We photographed our first subject on a cold and snowy day in February 2011. My assistant of 5 years called in sick, a first, leaving me with my second assistant on her first day of assisting ever. We decided to move ahead as I had already been delayed a year, mainly due to the writer vacillating on numerous concerns and subjects’ apprehensions. Ironically, the writer, also a housewife, would later decline to be photographed as she felt being identified as a housewife would hurt her career.
For the sake of this project, we define the term housewife as a person (not necessarily female) who works less then 40 hours “outside the home”, and is married (including separated) with kids — a purposely loose definition. This loose and open definition would invite a population who could help redefine a term laden with baggage and stereotypes. While the project was open, I photographed all comers who fit the definition.
I would always scout a subject’s home, allowing me to meet him or her in person, better preparing them for the experience. We used their clothes, their home and collaborated with each subject — investigating and learning what this role entailed through imagery. Although a housewife is a role normally defined by family, I asked that the subject be the only one present. I did not wish to see others within the frame, only the narrative suggested.

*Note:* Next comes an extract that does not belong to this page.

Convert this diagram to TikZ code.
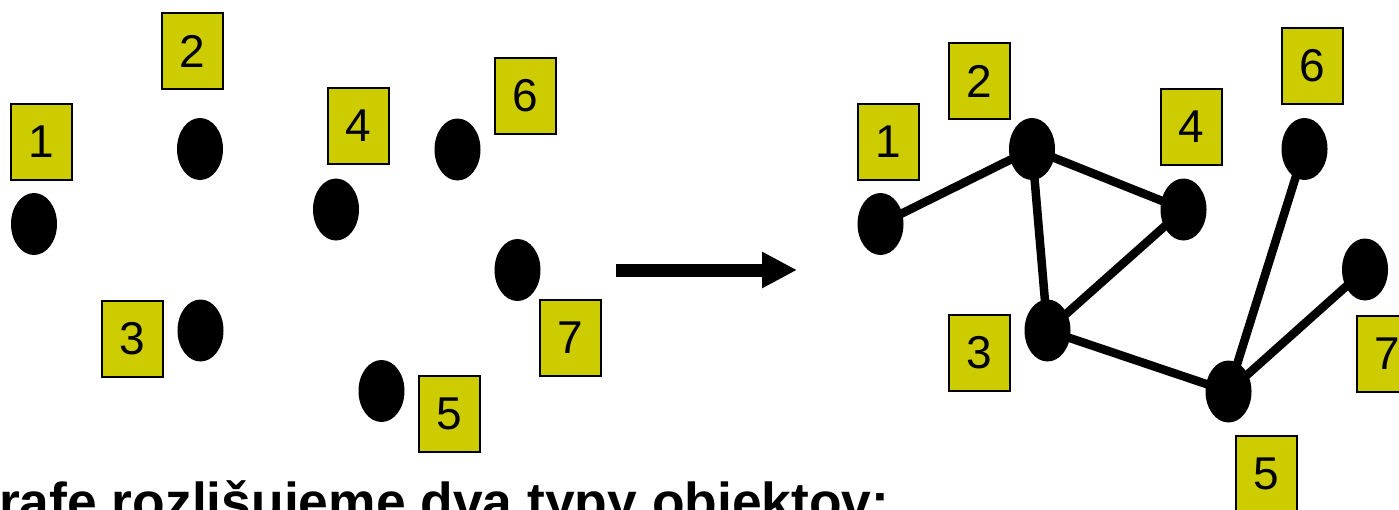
\documentclass[tikz,border=0pt]{standalone}
\usepackage{fontspec}
\setmainfont{Liberation Sans}
\usetikzlibrary{shapes.geometric,arrows.meta,backgrounds}
\definecolor{labelfill}{RGB}{204,204,0}
\tikzset{
  vertex/.style={ellipse, fill=black, minimum width=46pt, minimum height=62pt, inner sep=0pt},
  tag/.style={rectangle, draw=black, line width=2pt, fill=labelfill,
              minimum width=61pt, minimum height=76pt, inner sep=0pt,
              font=\fontsize{46}{50}\selectfont},
  link/.style={line width=8.5pt},
  bigarrow/.style={line width=13pt, -{Triangle[length=35pt,width=34pt]}}
}
\begin{document}
\begin{tikzpicture}[x=1pt,y=-1pt]
\useasboundingbox (0,0) rectangle (1399,509);
\clip (0,0) rectangle (1399,509);

% scattered vertices (left)
\node[vertex] (a1) at (34,224) {};
\node[vertex] (a2) at (200,149) {};
\node[vertex] (a3) at (200.5,330.5) {};
\node[vertex] (a4) at (336,209.5) {};
\node[vertex] (a5) at (381.5,391) {};
\node[vertex] (a6) at (457.5,149.5) {};
\node[vertex] (a7) at (517.5,270) {};
\node[tag] (ta1) at (41.5,141.5) {1};
\node[tag] (ta2) at (192.5,51) {2};
\node[tag] (ta3) at (132,338.5) {3};
\node[tag] (ta4) at (358.5,126) {4};
\node[tag] (ta5) at (449,413.5) {5};
\node[tag] (ta6) at (525,96) {6};
\node[tag] (ta7) at (570.5,338) {7};

% transition arrow
\coordinate (arrS) at (616,270);
\coordinate (arrE) at (797,270);
\draw[bigarrow] (arrS) -- (arrE);

% connected graph (right)
\node[vertex] (b1) at (880.5,224) {};
\node[vertex] (b2) at (1032,149) {};
\node[vertex] (b3) at (1047.5,330.5) {};
\node[vertex] (b4) at (1183.5,209.5) {};
\node[vertex] (b5) at (1228.5,391.5) {};
\node[vertex] (b6) at (1304.5,149) {};
\node[vertex] (b7) at (1365,269.5) {};
\node[tag] (tb1) at (888.5,141.5) {1};
\node[tag] (tb2) at (979,81) {2};
\node[tag] (tb3) at (979,353) {3};
\node[tag] (tb4) at (1191,126.5) {4};
\node[tag] (tb5) at (1266.5,474) {5};
\node[tag] (tb6) at (1312,65.5) {6};
\node[tag] (tb7) at (1387.5,353.5) {7};

\begin{pgfonlayer}{background}
  \draw[link] (b1.center) -- (b2.center);
  \draw[link] (b2.center) -- (b4.center);
  \draw[link] (b2.center) -- (b3.center);
  \draw[link] (b4.center) -- (b3.center);
  \draw[link] (b3.center) -- (b5.center);
  \draw[link] (b6.center) -- (b5.center);
  \draw[link] (b7.center) -- (b5.center);
\end{pgfonlayer}

% heading line below
\node[anchor=base west, inner sep=0pt, font=\fontsize{53.4}{60}\selectfont\bfseries] (head) at (-1,520) {rafe rozlišujeme dva typy objektov:};
\end{tikzpicture}
\end{document}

Brenda has three sons, a daughter, and a strong interracial marriage. Among the demands of housewifery and marriage, she is a successful artist working in her home studio in encaustic, fibers and mixed media. As we started to strike the set, her youngest son (then 11) returned from school. He sequestered himself to the den and appeared quite sad. Brenda, our hero, went to him and spent sometime to uncover what was upsetting this 6th grader. Always at the ready, always with heart, always willing to jump in and learn and grow in order to support her family, our future.